In 2023, Freddie O'Connell was elected mayor of Nashville after promising increased investment in public transportation, road safety, and investments in sidewalks. After public input, foundational plans, and feedback from the Metro Council, Mayor O'Connell released his transportation improvement plan in 2024.

== Transportation Improvement Plan ==
In April 2024, the O'Connell administration released its Transportation Improvement Plan (TIP). Afterwards, the Davidson County Election Commission approved a referendum on a 0.5% increase in the sales tax to fund the plan, bringing the combined state and local sales tax from 9.25% to 9.75% in Davidson County.

=== Sidewalks, Signals, and Safety ===
The TIP calls for creating 86 miles of new or upgraded sidewalks, targeting high-traffic areas and underserved communities. Additionally, the plan includes plans to modernize 592 traffic signals with real-time traffic management.

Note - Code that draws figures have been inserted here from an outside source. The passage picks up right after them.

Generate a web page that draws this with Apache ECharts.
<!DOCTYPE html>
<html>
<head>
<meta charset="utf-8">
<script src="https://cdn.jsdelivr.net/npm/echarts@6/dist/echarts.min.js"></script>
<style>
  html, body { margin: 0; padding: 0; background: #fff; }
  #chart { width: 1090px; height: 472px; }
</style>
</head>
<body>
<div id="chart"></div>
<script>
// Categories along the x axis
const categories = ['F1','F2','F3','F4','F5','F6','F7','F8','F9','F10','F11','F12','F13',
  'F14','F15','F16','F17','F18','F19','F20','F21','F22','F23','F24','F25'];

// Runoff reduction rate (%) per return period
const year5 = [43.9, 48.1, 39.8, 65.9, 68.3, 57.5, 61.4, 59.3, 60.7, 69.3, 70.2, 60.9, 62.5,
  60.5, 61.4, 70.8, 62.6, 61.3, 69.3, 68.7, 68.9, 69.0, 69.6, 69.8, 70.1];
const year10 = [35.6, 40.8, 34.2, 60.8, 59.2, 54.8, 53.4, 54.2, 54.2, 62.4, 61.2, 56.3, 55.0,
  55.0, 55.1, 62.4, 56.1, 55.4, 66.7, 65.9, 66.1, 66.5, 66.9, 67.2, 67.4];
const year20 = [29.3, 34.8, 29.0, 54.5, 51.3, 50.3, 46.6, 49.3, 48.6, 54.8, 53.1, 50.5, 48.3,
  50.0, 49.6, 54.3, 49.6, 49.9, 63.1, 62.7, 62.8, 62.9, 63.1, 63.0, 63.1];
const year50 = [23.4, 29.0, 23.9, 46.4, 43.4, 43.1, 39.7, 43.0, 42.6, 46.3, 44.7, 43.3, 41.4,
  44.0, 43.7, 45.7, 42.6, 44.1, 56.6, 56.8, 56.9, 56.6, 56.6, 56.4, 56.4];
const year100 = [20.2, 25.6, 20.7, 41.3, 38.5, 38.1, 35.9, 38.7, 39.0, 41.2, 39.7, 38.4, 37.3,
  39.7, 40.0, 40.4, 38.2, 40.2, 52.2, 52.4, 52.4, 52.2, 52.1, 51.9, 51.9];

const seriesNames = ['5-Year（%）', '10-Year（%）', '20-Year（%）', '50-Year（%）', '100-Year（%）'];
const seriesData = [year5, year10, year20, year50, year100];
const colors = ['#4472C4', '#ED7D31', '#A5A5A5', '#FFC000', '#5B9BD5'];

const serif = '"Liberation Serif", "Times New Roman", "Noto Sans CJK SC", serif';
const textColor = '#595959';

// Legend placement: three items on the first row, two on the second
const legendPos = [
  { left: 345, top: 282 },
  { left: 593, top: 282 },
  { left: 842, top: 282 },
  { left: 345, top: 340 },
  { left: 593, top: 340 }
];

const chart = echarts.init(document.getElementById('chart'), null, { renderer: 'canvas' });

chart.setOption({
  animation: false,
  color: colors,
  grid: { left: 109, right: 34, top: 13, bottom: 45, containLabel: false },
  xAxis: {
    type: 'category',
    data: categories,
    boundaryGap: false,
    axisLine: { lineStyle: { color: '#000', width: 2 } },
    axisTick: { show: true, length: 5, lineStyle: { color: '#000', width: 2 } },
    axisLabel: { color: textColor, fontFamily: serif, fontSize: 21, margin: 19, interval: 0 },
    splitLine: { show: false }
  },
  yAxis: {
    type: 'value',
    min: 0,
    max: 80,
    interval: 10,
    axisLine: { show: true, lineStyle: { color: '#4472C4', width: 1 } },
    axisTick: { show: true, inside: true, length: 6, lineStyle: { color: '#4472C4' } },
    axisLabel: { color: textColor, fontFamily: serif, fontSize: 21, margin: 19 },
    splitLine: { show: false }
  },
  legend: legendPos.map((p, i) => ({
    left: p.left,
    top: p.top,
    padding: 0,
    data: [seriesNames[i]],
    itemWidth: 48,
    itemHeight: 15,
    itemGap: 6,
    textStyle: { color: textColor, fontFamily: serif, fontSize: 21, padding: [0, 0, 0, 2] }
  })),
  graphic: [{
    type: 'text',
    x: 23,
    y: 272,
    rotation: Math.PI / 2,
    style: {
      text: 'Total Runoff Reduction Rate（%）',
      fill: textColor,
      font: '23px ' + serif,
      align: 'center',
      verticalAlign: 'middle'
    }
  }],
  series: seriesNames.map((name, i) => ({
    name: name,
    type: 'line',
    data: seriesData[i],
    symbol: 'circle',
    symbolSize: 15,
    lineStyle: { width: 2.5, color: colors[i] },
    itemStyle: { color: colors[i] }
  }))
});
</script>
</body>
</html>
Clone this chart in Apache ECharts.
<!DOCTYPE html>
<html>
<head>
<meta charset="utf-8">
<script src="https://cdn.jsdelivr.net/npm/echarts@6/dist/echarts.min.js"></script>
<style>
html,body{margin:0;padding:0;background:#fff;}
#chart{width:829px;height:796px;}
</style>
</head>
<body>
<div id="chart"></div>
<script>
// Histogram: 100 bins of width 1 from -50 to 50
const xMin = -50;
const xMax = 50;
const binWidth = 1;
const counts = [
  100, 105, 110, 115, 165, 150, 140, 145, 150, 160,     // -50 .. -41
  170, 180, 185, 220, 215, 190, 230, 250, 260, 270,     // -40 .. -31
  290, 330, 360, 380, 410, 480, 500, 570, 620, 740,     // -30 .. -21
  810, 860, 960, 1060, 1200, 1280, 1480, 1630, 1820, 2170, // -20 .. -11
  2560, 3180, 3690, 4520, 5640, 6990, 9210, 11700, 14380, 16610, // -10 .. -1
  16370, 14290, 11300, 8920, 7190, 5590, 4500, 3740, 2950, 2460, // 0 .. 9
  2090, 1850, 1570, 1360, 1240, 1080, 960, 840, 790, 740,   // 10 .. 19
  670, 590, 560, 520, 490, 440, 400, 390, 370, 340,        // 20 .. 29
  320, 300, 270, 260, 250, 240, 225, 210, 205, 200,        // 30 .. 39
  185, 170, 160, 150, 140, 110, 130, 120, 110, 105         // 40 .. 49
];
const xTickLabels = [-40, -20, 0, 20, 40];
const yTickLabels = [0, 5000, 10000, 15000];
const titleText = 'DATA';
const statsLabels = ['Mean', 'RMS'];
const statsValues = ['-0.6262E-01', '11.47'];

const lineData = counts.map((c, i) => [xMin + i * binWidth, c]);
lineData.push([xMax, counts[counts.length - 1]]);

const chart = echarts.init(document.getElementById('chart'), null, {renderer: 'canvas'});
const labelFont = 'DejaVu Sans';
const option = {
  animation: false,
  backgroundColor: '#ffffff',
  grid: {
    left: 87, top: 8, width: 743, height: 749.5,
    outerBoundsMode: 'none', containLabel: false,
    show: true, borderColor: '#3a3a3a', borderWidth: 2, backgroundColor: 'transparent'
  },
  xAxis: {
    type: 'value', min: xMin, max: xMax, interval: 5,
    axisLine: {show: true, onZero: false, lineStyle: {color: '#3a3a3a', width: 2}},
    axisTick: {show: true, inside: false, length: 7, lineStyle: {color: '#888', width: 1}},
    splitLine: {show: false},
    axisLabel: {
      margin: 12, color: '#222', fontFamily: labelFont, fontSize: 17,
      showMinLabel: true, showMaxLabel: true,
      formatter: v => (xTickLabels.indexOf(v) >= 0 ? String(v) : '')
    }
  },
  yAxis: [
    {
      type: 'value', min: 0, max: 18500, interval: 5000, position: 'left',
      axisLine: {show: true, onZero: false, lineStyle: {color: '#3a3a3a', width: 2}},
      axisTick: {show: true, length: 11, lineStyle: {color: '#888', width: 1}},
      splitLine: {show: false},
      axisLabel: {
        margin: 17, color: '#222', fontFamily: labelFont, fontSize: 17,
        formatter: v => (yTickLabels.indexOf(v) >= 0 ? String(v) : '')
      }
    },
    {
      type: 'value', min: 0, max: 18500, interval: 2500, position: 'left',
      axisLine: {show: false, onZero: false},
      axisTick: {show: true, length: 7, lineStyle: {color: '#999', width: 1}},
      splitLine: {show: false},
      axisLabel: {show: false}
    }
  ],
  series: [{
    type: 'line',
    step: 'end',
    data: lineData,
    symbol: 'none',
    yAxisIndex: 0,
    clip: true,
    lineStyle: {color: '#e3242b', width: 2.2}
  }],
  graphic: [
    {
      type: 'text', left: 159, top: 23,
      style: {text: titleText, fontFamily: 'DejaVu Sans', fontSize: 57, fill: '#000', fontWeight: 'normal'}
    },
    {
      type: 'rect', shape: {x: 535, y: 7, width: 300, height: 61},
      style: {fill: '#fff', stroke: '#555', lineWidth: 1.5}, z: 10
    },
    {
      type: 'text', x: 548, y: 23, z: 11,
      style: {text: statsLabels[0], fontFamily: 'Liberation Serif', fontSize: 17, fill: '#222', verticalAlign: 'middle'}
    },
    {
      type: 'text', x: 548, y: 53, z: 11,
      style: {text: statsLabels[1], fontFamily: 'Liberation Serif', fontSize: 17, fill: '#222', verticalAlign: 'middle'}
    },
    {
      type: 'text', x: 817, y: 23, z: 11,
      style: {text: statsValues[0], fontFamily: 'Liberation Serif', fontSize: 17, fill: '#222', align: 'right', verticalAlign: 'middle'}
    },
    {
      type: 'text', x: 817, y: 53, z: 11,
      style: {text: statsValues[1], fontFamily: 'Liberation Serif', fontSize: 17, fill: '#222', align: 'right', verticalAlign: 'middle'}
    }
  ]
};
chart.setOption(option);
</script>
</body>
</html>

The TIP also seeks to address pedestrian and cyclist safety by implementing upgrades at 35 high-injury intersections and creating 39 miles of complete streets.

=== All-Access Corridors ===
The plan calls for expanding bus service along busiest corridors, which serve 80% of the city's transit ridership. This high-frequency bus service would run at least every 15 minutes. In the plan, these 54 miles of "All-Access Corridors" would feature dedicated transit lanes, new sidewalks, and signal priority systems that allow buses to move through intersections faster. Key corridors include Murfreesboro Pike, Gallatin Pike, and Nolensville Pike.

=== WeGo Essentials ===
The plan also includes funding for WeGo, Nashville's public transit service. The TIP will upgrade 285 bus stops, build 12 new transit centers, and add 17 park-and-ride facilities, along with creating a larger, more modernized bus fleet. Improvements also include an 80% increase in WeGo bus service hours, decreased wait times, and 24-hour service. Expanding the WeGo bus service is the most costly part of the plan.

=== Service enhancements ===
The program will increase the frequency of local buses, crosstown routes, and introduce four new express routes. These include 24/7 routes with shorter wait times Regional service would be expanded with improvements to the WeGo STAR commuter rail system.

== Campaign ==

=== "For" Campaign ===
The "For" Campaign, titled Vote FOR Nashville, was organized by Green Lights for Nashville.

=== "Against" Campaign ===
The "Against" campaign was led by the Committee to Stop an UnFair Tax and focused on handing out free yard signs.

Americans for Prosperity, the conservative advocacy group which campaigned heavily against the 2017 light rail proposal, opted against participating in the 2024 referendum. Similarly, The People's Alliance for Transit, Housing and Employment, a lead anti-referendum group from 2017, chose not to organize in 2024.

=== Endorsements ===

| "For" Campaign |
|---|
| City-wide politicians Freddie O'Connell, mayor of Nashville (2024–present); Angie Henderson, vice mayor of Nashville (2024–present); Nashville Metro Council members Deonté Harrell (District 8); Clay Capp (District 6); Terry Vo (District 17); Organizations Southern Environmental Law Center; Tennessee Immigrant and Refugee Rights Coalition; Labor leaders Ethan Link, Laborer's International Union of North America; |

| "Against" Campaign |
|---|
| Nashville Metro Council Members Courtney Johnston (District 26); Former Nashville Metro Council Members Emily Evans (2007-2015); |

== Results ==

Choose How You Move Nashville
| Choice |  | Votes | % |
| For |  | 183,108 | 65.53 |
| Against |  | 96,305 | 34.47 |
| Total |  | 279,413 | 100.00 |
Source: https://www.nashville.gov/departments/elections/election-results-and-statistics/election-results/current-election

== Impact ==
In October 2025, within a year of the referendum passing, Mayor O'Connell announced $104 million in funding for transit projects in the Choose How You Move program. This funding included sidewalk improvement projects, smart signals to be installed at over 100 intersections, improvements to transiting to the airport, street redesigns, and WeGo improvements. WeGo and the mayor's office also rolled out a free bus fare program for qualifying low-income residents called the "Journey Pass".

By January 2026, WeGo announced that they added 12 new buses to their fleet and that ridership increased 7.3% from the previous year.